**Raw data**

* * * * *

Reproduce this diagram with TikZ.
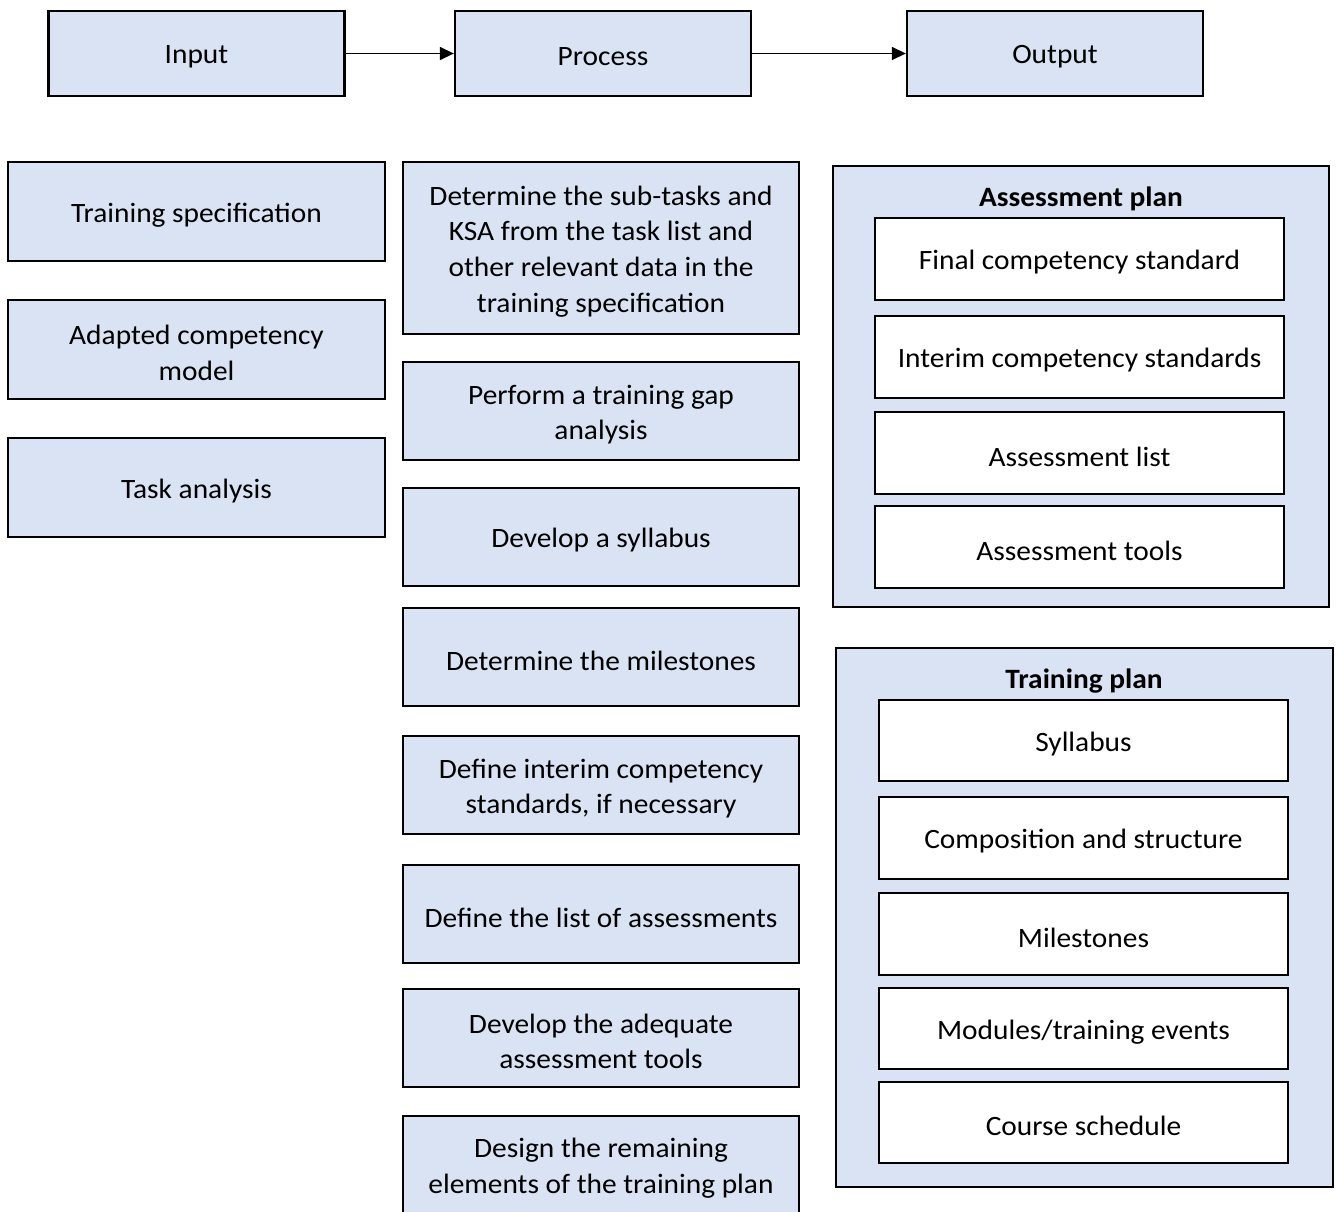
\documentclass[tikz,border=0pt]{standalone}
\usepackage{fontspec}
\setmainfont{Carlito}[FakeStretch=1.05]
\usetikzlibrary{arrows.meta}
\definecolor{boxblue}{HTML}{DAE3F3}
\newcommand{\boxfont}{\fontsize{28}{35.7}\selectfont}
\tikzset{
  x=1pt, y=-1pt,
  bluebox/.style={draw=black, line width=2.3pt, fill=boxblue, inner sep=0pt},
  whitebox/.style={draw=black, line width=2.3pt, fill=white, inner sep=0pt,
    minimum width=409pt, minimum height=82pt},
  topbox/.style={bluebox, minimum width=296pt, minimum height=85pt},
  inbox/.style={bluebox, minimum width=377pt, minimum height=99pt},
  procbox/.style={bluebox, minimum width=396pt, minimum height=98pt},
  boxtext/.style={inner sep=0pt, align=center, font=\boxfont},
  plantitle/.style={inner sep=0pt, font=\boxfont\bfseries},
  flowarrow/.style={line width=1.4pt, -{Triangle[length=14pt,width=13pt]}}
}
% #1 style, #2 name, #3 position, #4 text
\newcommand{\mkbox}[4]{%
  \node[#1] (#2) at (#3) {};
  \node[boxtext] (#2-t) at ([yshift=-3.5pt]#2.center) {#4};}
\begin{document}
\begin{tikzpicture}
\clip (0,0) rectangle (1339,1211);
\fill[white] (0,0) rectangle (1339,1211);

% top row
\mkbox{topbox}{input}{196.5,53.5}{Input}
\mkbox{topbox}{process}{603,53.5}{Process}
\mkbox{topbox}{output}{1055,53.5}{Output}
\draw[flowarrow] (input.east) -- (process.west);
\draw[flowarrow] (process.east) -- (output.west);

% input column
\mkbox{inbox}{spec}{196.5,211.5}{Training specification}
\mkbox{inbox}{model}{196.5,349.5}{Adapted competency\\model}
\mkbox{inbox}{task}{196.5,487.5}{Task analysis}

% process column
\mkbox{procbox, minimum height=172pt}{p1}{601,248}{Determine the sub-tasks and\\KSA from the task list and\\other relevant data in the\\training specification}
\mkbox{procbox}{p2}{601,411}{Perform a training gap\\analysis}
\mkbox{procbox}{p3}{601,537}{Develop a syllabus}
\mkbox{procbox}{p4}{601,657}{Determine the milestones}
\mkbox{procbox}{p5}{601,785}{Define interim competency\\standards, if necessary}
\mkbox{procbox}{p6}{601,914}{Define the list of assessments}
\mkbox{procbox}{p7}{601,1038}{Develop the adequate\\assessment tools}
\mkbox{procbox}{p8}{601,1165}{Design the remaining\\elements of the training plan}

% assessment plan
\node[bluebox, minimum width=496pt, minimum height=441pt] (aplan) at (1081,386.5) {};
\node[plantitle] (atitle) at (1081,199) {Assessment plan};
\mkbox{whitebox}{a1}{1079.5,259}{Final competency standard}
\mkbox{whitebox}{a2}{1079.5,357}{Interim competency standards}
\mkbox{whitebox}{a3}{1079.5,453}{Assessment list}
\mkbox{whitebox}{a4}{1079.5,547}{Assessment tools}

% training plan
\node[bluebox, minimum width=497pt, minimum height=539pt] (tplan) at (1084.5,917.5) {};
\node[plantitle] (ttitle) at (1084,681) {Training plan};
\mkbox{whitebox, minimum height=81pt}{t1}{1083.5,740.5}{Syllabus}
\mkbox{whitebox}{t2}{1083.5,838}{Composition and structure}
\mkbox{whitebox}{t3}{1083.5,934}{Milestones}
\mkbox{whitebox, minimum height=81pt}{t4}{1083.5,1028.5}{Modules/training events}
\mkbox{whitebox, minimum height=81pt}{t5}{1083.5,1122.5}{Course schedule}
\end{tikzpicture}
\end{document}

* * * * *

**The request**
Copy all the data exactly as written, but skip any picture.

**Correct answer**
Reproduce this diagram with TikZ.
\documentclass[tikz,border=0pt]{standalone}
\usepackage{fontspec}
\setmainfont{Carlito}[FakeStretch=1.05]
\usetikzlibrary{arrows.meta}
\definecolor{boxblue}{HTML}{DAE3F3}
\newcommand{\boxfont}{\fontsize{28}{35.7}\selectfont}
\tikzset{
  x=1pt, y=-1pt,
  bluebox/.style={draw=black, line width=2.3pt, fill=boxblue, inner sep=0pt},
  whitebox/.style={draw=black, line width=2.3pt, fill=white, inner sep=0pt,
    minimum width=409pt, minimum height=82pt},
  topbox/.style={bluebox, minimum width=296pt, minimum height=85pt},
  inbox/.style={bluebox, minimum width=377pt, minimum height=99pt},
  procbox/.style={bluebox, minimum width=396pt, minimum height=98pt},
  boxtext/.style={inner sep=0pt, align=center, font=\boxfont},
  plantitle/.style={inner sep=0pt, font=\boxfont\bfseries},
  flowarrow/.style={line width=1.4pt, -{Triangle[length=14pt,width=13pt]}}
}
% #1 style, #2 name, #3 position, #4 text
\newcommand{\mkbox}[4]{%
  \node[#1] (#2) at (#3) {};
  \node[boxtext] (#2-t) at ([yshift=-3.5pt]#2.center) {#4};}
\begin{document}
\begin{tikzpicture}
\clip (0,0) rectangle (1339,1211);
\fill[white] (0,0) rectangle (1339,1211);

% top row
\mkbox{topbox}{input}{196.5,53.5}{Input}
\mkbox{topbox}{process}{603,53.5}{Process}
\mkbox{topbox}{output}{1055,53.5}{Output}
\draw[flowarrow] (input.east) -- (process.west);
\draw[flowarrow] (process.east) -- (output.west);

% input column
\mkbox{inbox}{spec}{196.5,211.5}{Training specification}
\mkbox{inbox}{model}{196.5,349.5}{Adapted competency\\model}
\mkbox{inbox}{task}{196.5,487.5}{Task analysis}

% process column
\mkbox{procbox, minimum height=172pt}{p1}{601,248}{Determine the sub-tasks and\\KSA from the task list and\\other relevant data in the\\training specification}
\mkbox{procbox}{p2}{601,411}{Perform a training gap\\analysis}
\mkbox{procbox}{p3}{601,537}{Develop a syllabus}
\mkbox{procbox}{p4}{601,657}{Determine the milestones}
\mkbox{procbox}{p5}{601,785}{Define interim competency\\standards, if necessary}
\mkbox{procbox}{p6}{601,914}{Define the list of assessments}
\mkbox{procbox}{p7}{601,1038}{Develop the adequate\\assessment tools}
\mkbox{procbox}{p8}{601,1165}{Design the remaining\\elements of the training plan}

% assessment plan
\node[bluebox, minimum width=496pt, minimum height=441pt] (aplan) at (1081,386.5) {};
\node[plantitle] (atitle) at (1081,199) {Assessment plan};
\mkbox{whitebox}{a1}{1079.5,259}{Final competency standard}
\mkbox{whitebox}{a2}{1079.5,357}{Interim competency standards}
\mkbox{whitebox}{a3}{1079.5,453}{Assessment list}
\mkbox{whitebox}{a4}{1079.5,547}{Assessment tools}

% training plan
\node[bluebox, minimum width=497pt, minimum height=539pt] (tplan) at (1084.5,917.5) {};
\node[plantitle] (ttitle) at (1084,681) {Training plan};
\mkbox{whitebox, minimum height=81pt}{t1}{1083.5,740.5}{Syllabus}
\mkbox{whitebox}{t2}{1083.5,838}{Composition and structure}
\mkbox{whitebox}{t3}{1083.5,934}{Milestones}
\mkbox{whitebox, minimum height=81pt}{t4}{1083.5,1028.5}{Modules/training events}
\mkbox{whitebox, minimum height=81pt}{t5}{1083.5,1122.5}{Course schedule}
\end{tikzpicture}
\end{document}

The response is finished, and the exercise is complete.